Aim =
Reproduce the listing exactly and skip over any pictures.

Data provided =
::::::

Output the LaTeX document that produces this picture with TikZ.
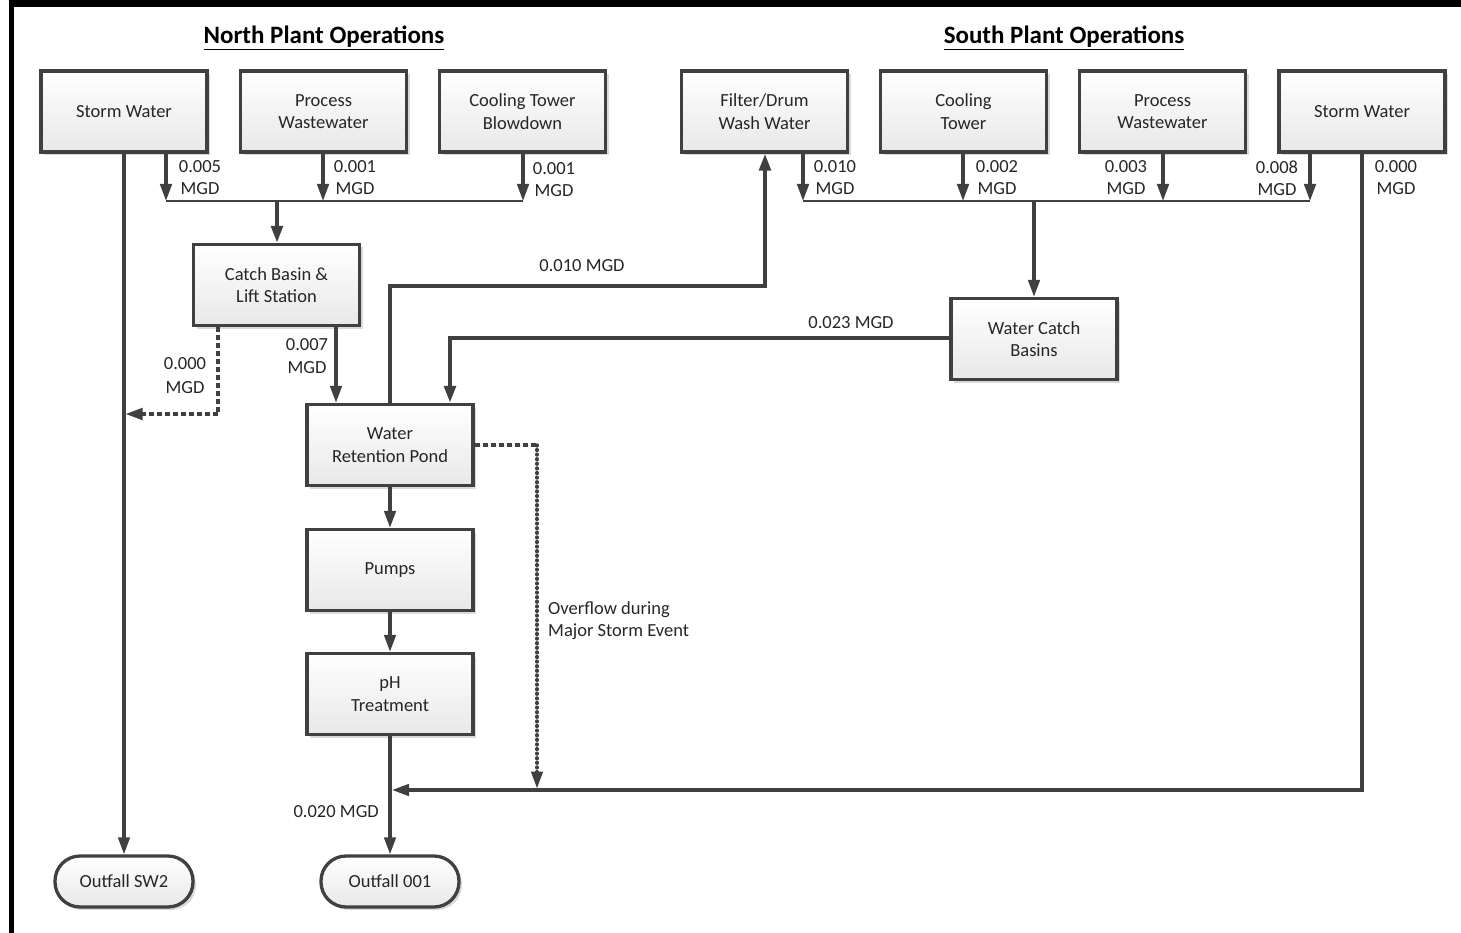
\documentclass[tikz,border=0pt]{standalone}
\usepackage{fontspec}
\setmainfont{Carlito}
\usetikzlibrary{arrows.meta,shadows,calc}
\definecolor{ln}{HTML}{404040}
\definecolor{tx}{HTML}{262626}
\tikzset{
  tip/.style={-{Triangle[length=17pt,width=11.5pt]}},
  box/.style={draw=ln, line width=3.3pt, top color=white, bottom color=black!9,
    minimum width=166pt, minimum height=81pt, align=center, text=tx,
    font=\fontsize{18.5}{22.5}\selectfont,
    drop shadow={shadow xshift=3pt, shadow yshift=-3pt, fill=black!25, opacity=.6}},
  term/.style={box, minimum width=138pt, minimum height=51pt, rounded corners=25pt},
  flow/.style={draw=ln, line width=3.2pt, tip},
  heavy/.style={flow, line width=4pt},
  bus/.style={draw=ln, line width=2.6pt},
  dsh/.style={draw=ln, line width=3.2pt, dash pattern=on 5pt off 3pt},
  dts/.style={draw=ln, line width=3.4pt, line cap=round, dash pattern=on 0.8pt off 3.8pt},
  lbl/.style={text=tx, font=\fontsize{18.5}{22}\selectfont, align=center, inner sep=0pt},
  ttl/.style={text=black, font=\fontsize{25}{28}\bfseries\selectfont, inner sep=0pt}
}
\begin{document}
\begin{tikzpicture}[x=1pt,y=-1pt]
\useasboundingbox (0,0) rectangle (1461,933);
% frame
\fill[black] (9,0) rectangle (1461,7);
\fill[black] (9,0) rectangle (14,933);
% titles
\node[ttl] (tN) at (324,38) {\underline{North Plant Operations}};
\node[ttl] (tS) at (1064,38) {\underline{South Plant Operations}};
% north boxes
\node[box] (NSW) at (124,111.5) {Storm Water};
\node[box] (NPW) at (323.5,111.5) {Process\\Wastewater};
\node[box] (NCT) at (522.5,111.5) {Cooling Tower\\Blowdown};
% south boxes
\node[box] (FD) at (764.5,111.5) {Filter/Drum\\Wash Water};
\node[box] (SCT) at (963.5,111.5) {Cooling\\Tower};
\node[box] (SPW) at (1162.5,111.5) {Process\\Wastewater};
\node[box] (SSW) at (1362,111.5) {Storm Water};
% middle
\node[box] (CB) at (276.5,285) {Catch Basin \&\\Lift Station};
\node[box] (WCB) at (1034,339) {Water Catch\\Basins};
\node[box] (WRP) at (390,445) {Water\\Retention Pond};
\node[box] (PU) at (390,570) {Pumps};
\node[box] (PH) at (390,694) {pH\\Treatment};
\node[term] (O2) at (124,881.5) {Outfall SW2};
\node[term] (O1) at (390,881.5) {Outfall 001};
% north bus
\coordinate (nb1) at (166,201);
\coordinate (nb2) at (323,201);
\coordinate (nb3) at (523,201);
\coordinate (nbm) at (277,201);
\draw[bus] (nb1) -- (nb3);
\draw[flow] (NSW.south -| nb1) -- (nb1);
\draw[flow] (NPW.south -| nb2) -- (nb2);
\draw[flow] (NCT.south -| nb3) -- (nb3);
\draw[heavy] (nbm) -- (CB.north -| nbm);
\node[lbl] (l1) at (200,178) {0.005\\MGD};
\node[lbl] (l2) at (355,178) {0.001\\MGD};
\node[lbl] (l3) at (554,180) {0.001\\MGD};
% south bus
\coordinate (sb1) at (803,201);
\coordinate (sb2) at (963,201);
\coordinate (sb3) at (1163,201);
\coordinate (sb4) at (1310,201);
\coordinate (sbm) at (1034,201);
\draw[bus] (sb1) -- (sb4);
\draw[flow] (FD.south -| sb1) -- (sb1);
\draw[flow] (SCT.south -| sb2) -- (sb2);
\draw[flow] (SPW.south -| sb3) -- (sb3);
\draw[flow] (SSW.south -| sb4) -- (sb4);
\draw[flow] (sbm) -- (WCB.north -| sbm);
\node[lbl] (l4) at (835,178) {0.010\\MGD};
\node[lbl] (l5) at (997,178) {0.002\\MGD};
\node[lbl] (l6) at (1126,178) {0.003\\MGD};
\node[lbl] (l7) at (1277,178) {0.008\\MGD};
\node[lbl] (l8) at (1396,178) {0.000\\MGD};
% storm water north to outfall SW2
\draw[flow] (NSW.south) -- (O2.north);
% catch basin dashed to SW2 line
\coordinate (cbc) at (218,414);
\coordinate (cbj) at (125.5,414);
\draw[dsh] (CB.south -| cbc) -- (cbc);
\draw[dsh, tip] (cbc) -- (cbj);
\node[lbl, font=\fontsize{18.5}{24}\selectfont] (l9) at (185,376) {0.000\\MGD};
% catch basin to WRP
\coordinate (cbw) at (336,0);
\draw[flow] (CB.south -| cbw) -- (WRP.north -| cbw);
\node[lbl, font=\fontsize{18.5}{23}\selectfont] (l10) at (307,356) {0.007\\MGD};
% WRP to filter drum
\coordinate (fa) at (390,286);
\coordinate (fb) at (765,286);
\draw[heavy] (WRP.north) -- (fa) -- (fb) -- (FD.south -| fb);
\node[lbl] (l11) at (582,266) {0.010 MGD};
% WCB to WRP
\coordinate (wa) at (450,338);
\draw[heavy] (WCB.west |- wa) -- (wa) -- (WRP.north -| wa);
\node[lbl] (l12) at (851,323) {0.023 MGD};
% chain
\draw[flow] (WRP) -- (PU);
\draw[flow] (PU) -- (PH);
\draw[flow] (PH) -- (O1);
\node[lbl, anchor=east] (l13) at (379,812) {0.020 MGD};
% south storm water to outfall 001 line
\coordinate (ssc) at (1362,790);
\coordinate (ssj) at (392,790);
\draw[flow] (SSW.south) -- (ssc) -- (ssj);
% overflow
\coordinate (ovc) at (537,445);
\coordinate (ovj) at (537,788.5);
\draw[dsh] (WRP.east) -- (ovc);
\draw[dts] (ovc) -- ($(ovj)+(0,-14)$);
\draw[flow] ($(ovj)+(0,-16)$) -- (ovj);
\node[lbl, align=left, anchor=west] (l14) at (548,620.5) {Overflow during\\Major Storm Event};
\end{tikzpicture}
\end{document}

::::::

Output for this task =
Output the LaTeX document that produces this picture with TikZ.
\documentclass[tikz,border=0pt]{standalone}
\usepackage{fontspec}
\setmainfont{Carlito}
\usetikzlibrary{arrows.meta,shadows,calc}
\definecolor{ln}{HTML}{404040}
\definecolor{tx}{HTML}{262626}
\tikzset{
  tip/.style={-{Triangle[length=17pt,width=11.5pt]}},
  box/.style={draw=ln, line width=3.3pt, top color=white, bottom color=black!9,
    minimum width=166pt, minimum height=81pt, align=center, text=tx,
    font=\fontsize{18.5}{22.5}\selectfont,
    drop shadow={shadow xshift=3pt, shadow yshift=-3pt, fill=black!25, opacity=.6}},
  term/.style={box, minimum width=138pt, minimum height=51pt, rounded corners=25pt},
  flow/.style={draw=ln, line width=3.2pt, tip},
  heavy/.style={flow, line width=4pt},
  bus/.style={draw=ln, line width=2.6pt},
  dsh/.style={draw=ln, line width=3.2pt, dash pattern=on 5pt off 3pt},
  dts/.style={draw=ln, line width=3.4pt, line cap=round, dash pattern=on 0.8pt off 3.8pt},
  lbl/.style={text=tx, font=\fontsize{18.5}{22}\selectfont, align=center, inner sep=0pt},
  ttl/.style={text=black, font=\fontsize{25}{28}\bfseries\selectfont, inner sep=0pt}
}
\begin{document}
\begin{tikzpicture}[x=1pt,y=-1pt]
\useasboundingbox (0,0) rectangle (1461,933);
% frame
\fill[black] (9,0) rectangle (1461,7);
\fill[black] (9,0) rectangle (14,933);
% titles
\node[ttl] (tN) at (324,38) {\underline{North Plant Operations}};
\node[ttl] (tS) at (1064,38) {\underline{South Plant Operations}};
% north boxes
\node[box] (NSW) at (124,111.5) {Storm Water};
\node[box] (NPW) at (323.5,111.5) {Process\\Wastewater};
\node[box] (NCT) at (522.5,111.5) {Cooling Tower\\Blowdown};
% south boxes
\node[box] (FD) at (764.5,111.5) {Filter/Drum\\Wash Water};
\node[box] (SCT) at (963.5,111.5) {Cooling\\Tower};
\node[box] (SPW) at (1162.5,111.5) {Process\\Wastewater};
\node[box] (SSW) at (1362,111.5) {Storm Water};
% middle
\node[box] (CB) at (276.5,285) {Catch Basin \&\\Lift Station};
\node[box] (WCB) at (1034,339) {Water Catch\\Basins};
\node[box] (WRP) at (390,445) {Water\\Retention Pond};
\node[box] (PU) at (390,570) {Pumps};
\node[box] (PH) at (390,694) {pH\\Treatment};
\node[term] (O2) at (124,881.5) {Outfall SW2};
\node[term] (O1) at (390,881.5) {Outfall 001};
% north bus
\coordinate (nb1) at (166,201);
\coordinate (nb2) at (323,201);
\coordinate (nb3) at (523,201);
\coordinate (nbm) at (277,201);
\draw[bus] (nb1) -- (nb3);
\draw[flow] (NSW.south -| nb1) -- (nb1);
\draw[flow] (NPW.south -| nb2) -- (nb2);
\draw[flow] (NCT.south -| nb3) -- (nb3);
\draw[heavy] (nbm) -- (CB.north -| nbm);
\node[lbl] (l1) at (200,178) {0.005\\MGD};
\node[lbl] (l2) at (355,178) {0.001\\MGD};
\node[lbl] (l3) at (554,180) {0.001\\MGD};
% south bus
\coordinate (sb1) at (803,201);
\coordinate (sb2) at (963,201);
\coordinate (sb3) at (1163,201);
\coordinate (sb4) at (1310,201);
\coordinate (sbm) at (1034,201);
\draw[bus] (sb1) -- (sb4);
\draw[flow] (FD.south -| sb1) -- (sb1);
\draw[flow] (SCT.south -| sb2) -- (sb2);
\draw[flow] (SPW.south -| sb3) -- (sb3);
\draw[flow] (SSW.south -| sb4) -- (sb4);
\draw[flow] (sbm) -- (WCB.north -| sbm);
\node[lbl] (l4) at (835,178) {0.010\\MGD};
\node[lbl] (l5) at (997,178) {0.002\\MGD};
\node[lbl] (l6) at (1126,178) {0.003\\MGD};
\node[lbl] (l7) at (1277,178) {0.008\\MGD};
\node[lbl] (l8) at (1396,178) {0.000\\MGD};
% storm water north to outfall SW2
\draw[flow] (NSW.south) -- (O2.north);
% catch basin dashed to SW2 line
\coordinate (cbc) at (218,414);
\coordinate (cbj) at (125.5,414);
\draw[dsh] (CB.south -| cbc) -- (cbc);
\draw[dsh, tip] (cbc) -- (cbj);
\node[lbl, font=\fontsize{18.5}{24}\selectfont] (l9) at (185,376) {0.000\\MGD};
% catch basin to WRP
\coordinate (cbw) at (336,0);
\draw[flow] (CB.south -| cbw) -- (WRP.north -| cbw);
\node[lbl, font=\fontsize{18.5}{23}\selectfont] (l10) at (307,356) {0.007\\MGD};
% WRP to filter drum
\coordinate (fa) at (390,286);
\coordinate (fb) at (765,286);
\draw[heavy] (WRP.north) -- (fa) -- (fb) -- (FD.south -| fb);
\node[lbl] (l11) at (582,266) {0.010 MGD};
% WCB to WRP
\coordinate (wa) at (450,338);
\draw[heavy] (WCB.west |- wa) -- (wa) -- (WRP.north -| wa);
\node[lbl] (l12) at (851,323) {0.023 MGD};
% chain
\draw[flow] (WRP) -- (PU);
\draw[flow] (PU) -- (PH);
\draw[flow] (PH) -- (O1);
\node[lbl, anchor=east] (l13) at (379,812) {0.020 MGD};
% south storm water to outfall 001 line
\coordinate (ssc) at (1362,790);
\coordinate (ssj) at (392,790);
\draw[flow] (SSW.south) -- (ssc) -- (ssj);
% overflow
\coordinate (ovc) at (537,445);
\coordinate (ovj) at (537,788.5);
\draw[dsh] (WRP.east) -- (ovc);
\draw[dts] (ovc) -- ($(ovj)+(0,-14)$);
\draw[flow] ($(ovj)+(0,-16)$) -- (ovj);
\node[lbl, align=left, anchor=west] (l14) at (548,620.5) {Overflow during\\Major Storm Event};
\end{tikzpicture}
\end{document}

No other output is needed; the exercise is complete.